Obamacare has been in the news of late. It was the centerpiece of the efforts of the Republicans to force the Whitehouse and Democrats to come to the table to negotiate budgets, deficits and the national debt. The efforts to overturn the law and its mandates failed miserably. And any future efforts will fail as well. By the time the Republicans have any type of majority, the provisions from the law will be solidly in place and irreversible.
The results are not going to be pretty for most people. It will mean more expensive coverage and higher taxes for the majority in order to subsidize the policies of those who cannot afford conventional heath insurance. Taking away provisions for pre-existing conditions and removing caps on lifetime payouts must be paid from somewhere and that is a fact. More people will have more access to health insurance, something that is not a bad thing by any means, but it’s something that will result in winners and losers. But, instead of lamenting what cannot or will not be changed, you can turn the tables on Washington and implement your own Obamacare investment strategy now.
Without a doubt, one segment of the healthcare sector is going to boom in coming years. It has less risk associated with it than the device sector for example or the biotech sector, which is prone to volatility. The device sector is actually under the gun right now for an end to tax breaks. The biotech sector is certainly a place to look for big gains fast, but like the mining sector, it’s hit or miss when it comes to small stocks that have to constantly dilute shareholders in order to pay for clinical trials, of which the minority proceed to actual drugs that can be profitably marketed.
There is the big pharmaceutical sector as well. These are companies with established pipelines and huge reserves of cash to pay for new trials and marketing. But, the big pharmaceuticals are under constant attack from the government and face increasing competition from the generic sector. They’re a good bet to profit from Obamacare despite the challenges, but there is an even better option.
That option is to buy the generic drug makers. These are in a class by themselves. They don’t face the massive hurdles of developing new drugs – they just knock off what’s out there. No need for expensive clinical trials – it’s already been done for them. They face government regulation, of course, but with much less risk since the legwork has already been done years ago by the bigger pharmaceutical companies. Their margins are not as big, but they are much steadier and they are not under the gun when it comes to losing patent protection. Look at them as the scavengers if you will.
With Obamacare, their markets just increased in size. They not only benefit from the increasing numbers of people who now have access to healthcare, but also from the increasing cutbacks by health insurers looking to their bottom-lines to squeeze out profits in order to balance their own risks of higher payouts due to the pre-existing clause and unlimited lifetime caps.

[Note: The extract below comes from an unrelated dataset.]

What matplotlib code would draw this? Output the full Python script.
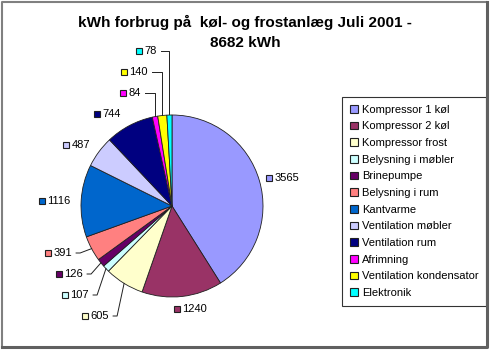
import numpy as np
import matplotlib.pyplot as plt
from matplotlib.patches import Rectangle
from matplotlib.lines import Line2D

plt.rcParams['font.family'] = ['Liberation Sans', 'DejaVu Sans']

# data (kWh, July 2001)
names = ['Kompressor 1 køl', 'Kompressor 2 køl', 'Kompressor frost',
         'Belysning i møbler', 'Brinepumpe', 'Belysning i rum', 'Kantvarme',
         'Ventilation møbler', 'Ventilation rum', 'Afrimning',
         'Ventilation kondensator', 'Elektronik']
values = [3565, 1240, 605, 107, 126, 391, 1116, 487, 744, 84, 140, 78]
colors = ['#9999FF', '#993366', '#FFFFCC', '#CCFFFF', '#660066', '#FF8080',
          '#0066CC', '#CCCCFF', '#000080', '#FF00FF', '#FFFF00', '#00FFFF']
title_lines = ['kWh forbrug på  køl- og frostanlæg Juli 2001 -', '8682 kWh']

# layout in pixel coords (x right, y down): label marker position, leader line?
label_pos = [(269, 178, False), (177, 309, False), (85, 316, True),
             (65, 295, True), (59, 274, True), (48, 253, True),
             (42, 201, False), (66, 145, False), (97, 114, False),
             (123, 93, True), (124, 72, True), (139, 51, True)]
cx, cy, r = 172, 206, 91

fig = plt.figure(figsize=(4.9, 3.52), dpi=100)
ax = fig.add_axes([0, 0, 1, 1])

wedges, _ = ax.pie(values, colors=colors, startangle=-90, counterclock=True,
                   center=(cx, cy), radius=r,
                   wedgeprops=dict(edgecolor='#202020', linewidth=0.6))
ax.set_xlim(0, 490)
ax.set_ylim(352, 0)
ax.set_aspect('auto')
ax.axis('off')

fs = 8
for w, v, c, (lx, ly, lead) in zip(wedges, values, colors, label_pos):
    ax.plot(lx, ly, 's', ms=4.6, mfc=c, mec='#202020', mew=0.8)
    ax.text(lx + 5.5, ly, str(v), fontsize=fs, va='center', ha='left')
    if lead:
        ang = np.deg2rad((w.theta1 + w.theta2) / 2)
        ex, ey = cx + r * np.cos(ang), cy + r * np.sin(ang)
        tx = lx + 5.5 + 6.2 * len(str(v)) + 4
        if ey > ly + 5 and ly < 120:
            # go right then down to the pie top
            ax.plot([tx, ex, ex], [ly, ly, ey - 1], color='#202020', lw=0.7)
        else:
            ax.plot([tx, tx + 4, ex], [ly, ly, ey], color='#202020', lw=0.7)

# title, one text per line
for line, ty in zip(title_lines, [22, 43]):
    fig.text(0.5, 1 - ty / 352, line, ha='center', va='center', fontsize=11,
             fontweight='bold')

handles = [Rectangle((0, 0), 1, 1, facecolor=c, edgecolor='#202020', lw=0.8)
           for c in colors]
leg = ax.legend(handles, names, loc='upper left',
                bbox_to_anchor=(342 / 490, 1 - 97 / 352), borderaxespad=0,
                fontsize=fs, frameon=True, fancybox=False, edgecolor='black',
                handlelength=0.7, handleheight=0.7, handletextpad=0.4,
                labelspacing=0.6, borderpad=0.7)
leg.get_frame().set_linewidth(0.8)

# chart area border
fig.add_artist(Line2D([2 / 490, 2 / 490, 486 / 490], [1 - 347 / 352, 1 - 2 / 352, 1 - 2 / 352],
                      color='#808080', lw=1.5, transform=fig.transFigure))
fig.add_artist(Line2D([2 / 490, 487 / 490, 487 / 490], [1 - 347 / 352, 1 - 347 / 352, 1 - 2 / 352],
                      color='#606060', lw=2.2, transform=fig.transFigure))

fig.savefig('out.png', dpi=100)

Two companies in this sector are worth giving a serious look to:
1) Mylan Inc (MYL) is the smaller of the two picks. It is, however, growing faster than its competition. It has both generic and branded drugs, meaning that it does develop new compounds, but the vast majority of sales and profits come from the generic sector.
2) Teva Pharmaceuticals (TEVA) is the 800-pound gorilla in the sector. It makes more money than Mylan and is much bigger when it comes to revenues. But it has a little more risk attached for two reasons. First, Teva is more international in scope and is based out of Israel. It faces greater currency risk and is more exposed to Europe even though the bulk of its sales come from the US market. It is also going through a massive restructuring that will impact its growth rate for a year or more. But after that restructuring is complete, Teva may emerge as the strongest play in the sector. It trades at about 9 times earnings; half the multiple of Mylan and that represents opportunity if it can get its act together.
Obamacare may be a burden for a lot of people and companies, but even the worst ideas have silver linings and the generic sector is the place to recoup some of those hard-earned dollars that you’ll be forking out.